O Julgamento do Nosso Tempo
Por Vagner Gomes de Souza
A Cidade de São Sebastião do Rio de Janeiro é testemunha, ou
seria melhor dizer, conivente com um andamento conservador de sua “revolução
passiva”. A lógica do sectarismo de uma esquerda nostálgica induziu o carioca
ao labirinto do Minotauro anti-Maquiavel (metade política e metade religião). O
fundamentalismo está na base de outros segmentos políticos ou setores artístico-socioculturais.
Falta muito a arte do diálogo e da reflexão. Por isso, somos reféns de uma
crise mais profunda com a qual atravessa nosso país.
Muitos sábios defendiam uma “Era de Ouro” para a capital
fluminense, porém estamos sem alternativas democráticas para sair do fundo
desse poço. Seja nos cargos majoritários ou no desafio de renovar os quadros
parlamentares no campo democrático. Gravíssima é a situação da precariedade da
educação dos jovens que apontam para candidaturas autoritárias. Uma onda de
Greves nas Escolas Públicas não criou uma legião de ativistas à esquerda. Pelo
contrário, emergiu um variado perfil de neoautoritários sem formação nas
letras: uma “SS das Redes Sociais”. O ano de 2013 foi a Primavera que logo se
viu substituído pelo Inverno político de nosso atual gestor estadual com o
complemento do gestor municipal de viés populista liberal/conservador.
Esse é o juízo que fazemos sobre nosso tempo na política
carioca. Então, foi nessa lente que observamos a atuação de Tonico Pereira na
peça “O Julgamento de Sócrates” (Teatro Cândido Mendes – Ipanema – Temporada:
03 de novembro até 17 de dezembro). Eu sei que nada sei sobre a crítica teatral
contemporânea, mas confesso que essa é a peça política mais instigante e
original desde o Impeachment da Mandatária Presidencial em 2016. Trata-se de
uma peça brechtiana que alerta para os perigos das forças sociais que vivem na
ignorância e se enquadram numa ação caluniadora do campo democrático. O ator
celebra seus 50 anos de carreira com esse presente para o público carioca que
está convocado a responder: “Quando o Rio de Janeiro se F...?”

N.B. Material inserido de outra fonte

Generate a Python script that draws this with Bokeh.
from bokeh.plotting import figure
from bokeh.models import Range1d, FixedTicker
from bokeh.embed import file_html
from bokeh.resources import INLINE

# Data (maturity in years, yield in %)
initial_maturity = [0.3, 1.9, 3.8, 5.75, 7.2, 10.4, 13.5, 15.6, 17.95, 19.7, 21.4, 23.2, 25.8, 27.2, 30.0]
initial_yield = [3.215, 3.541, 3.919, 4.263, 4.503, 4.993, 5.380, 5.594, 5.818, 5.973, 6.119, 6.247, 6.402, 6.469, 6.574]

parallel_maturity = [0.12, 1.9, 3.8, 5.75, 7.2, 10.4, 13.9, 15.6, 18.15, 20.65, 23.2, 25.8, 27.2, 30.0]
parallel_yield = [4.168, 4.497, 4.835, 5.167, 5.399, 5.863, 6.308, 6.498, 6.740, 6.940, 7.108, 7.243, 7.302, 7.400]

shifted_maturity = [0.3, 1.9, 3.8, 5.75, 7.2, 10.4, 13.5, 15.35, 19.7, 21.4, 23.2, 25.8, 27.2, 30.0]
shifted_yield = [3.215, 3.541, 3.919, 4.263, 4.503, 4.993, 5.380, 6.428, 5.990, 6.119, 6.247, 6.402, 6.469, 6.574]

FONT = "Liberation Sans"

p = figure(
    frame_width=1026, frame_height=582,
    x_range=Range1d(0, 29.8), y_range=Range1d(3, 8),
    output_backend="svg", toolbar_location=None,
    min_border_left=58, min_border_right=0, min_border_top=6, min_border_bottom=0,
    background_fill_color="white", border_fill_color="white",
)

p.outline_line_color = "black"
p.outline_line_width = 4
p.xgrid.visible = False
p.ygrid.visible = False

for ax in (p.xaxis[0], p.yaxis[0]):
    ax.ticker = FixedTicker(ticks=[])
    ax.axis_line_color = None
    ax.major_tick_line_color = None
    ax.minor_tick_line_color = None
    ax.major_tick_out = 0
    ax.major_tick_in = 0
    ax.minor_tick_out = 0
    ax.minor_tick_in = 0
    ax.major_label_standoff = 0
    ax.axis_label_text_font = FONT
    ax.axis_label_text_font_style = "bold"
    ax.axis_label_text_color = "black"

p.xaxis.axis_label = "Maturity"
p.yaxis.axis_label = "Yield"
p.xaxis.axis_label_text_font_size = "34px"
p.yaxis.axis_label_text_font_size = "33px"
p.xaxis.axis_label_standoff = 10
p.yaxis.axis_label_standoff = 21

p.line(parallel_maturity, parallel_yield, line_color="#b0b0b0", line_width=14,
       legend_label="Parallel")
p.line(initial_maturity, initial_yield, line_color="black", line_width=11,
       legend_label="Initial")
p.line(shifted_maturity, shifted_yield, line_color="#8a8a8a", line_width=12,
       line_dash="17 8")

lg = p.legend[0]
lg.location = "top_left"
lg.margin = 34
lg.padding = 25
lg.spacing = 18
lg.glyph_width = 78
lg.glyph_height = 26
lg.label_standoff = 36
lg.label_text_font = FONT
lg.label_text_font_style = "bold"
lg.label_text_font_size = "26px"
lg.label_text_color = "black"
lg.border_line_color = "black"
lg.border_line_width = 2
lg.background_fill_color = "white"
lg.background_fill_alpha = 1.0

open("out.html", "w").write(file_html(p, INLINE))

Num breve prelúdio, o monólogo começa com lembranças das
raízes agrárias do ator que veio de Campos dos Goytacazes. Um descendente de
imigrantes italianos o qual nos deixa em prontidão para pensar no quanto
conheceria Gramsci seja pela política, ou seja, pelo autor teatral Dario Fo.
Então, a plateia percebe que o monólogo é um momento para se fizer pensar sobre
nossos caminhos e nossos mentores. Quem seriam nossos Sócrates? Tonico Pereira
cita alguns nomes de sua trajetória antes de encarnar o próprio Sócrates
vitimado pela perseguição.
Filosofando com essa peça teatral, observamos que a Filosofia
é muito importante para a formação da humanidade. A Filosofia que é deixada em
segundo plano em tempos de reorganização das grades curriculares. Fazer pensar
é um ato que faz muitos sentirem a indigestão, pois a máscara cai. Se sentir
pertencente a classe oprimida pode gerar um ódio para aquele lhe fez essa
revelação, pois estando consciente disso lhe resta dois caminhos: ou assumir
que é um “capacho” dos poderosos ou deve ser um ser disciplinado para fazer as mudanças.

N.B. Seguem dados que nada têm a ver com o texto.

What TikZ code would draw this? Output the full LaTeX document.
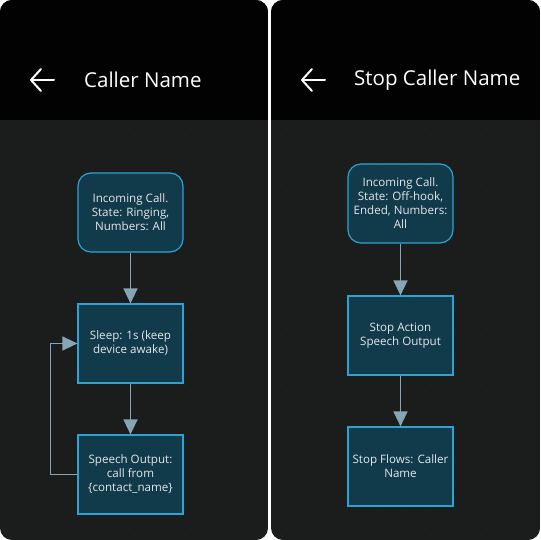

Esse é o desafio imposto por Sócrates nessa livre inspiração na obra de Platão.
“O Julgamento de Sócrates” é uma versão teatral da leitura sobre o mito da
Caverna. O esclarecimento das camadas populares é um desafio contemporâneo.
Essa é uma peça profundamente didática para as forças
políticas progressistas. Devemos estar abertos a ceder nossos pontos de vista
inflexíveis para ganharmos gradualmente espaço. Ganhar o Governo não implica em
ganhar a opinião da sociedade, muito se articulam para desconstruir pela via da
mágoa. Nesse momento, todos aqueles que se sentem incomodados com as novas
ondas moralizadoras na cultura precisam ganhar um pouco mais de inspiração
reflexiva indo assistir essa peça. Mesmo que eu nada saiba que nada sei de
Teatro. Posso afirmar que é a melhor peça teatral do ano.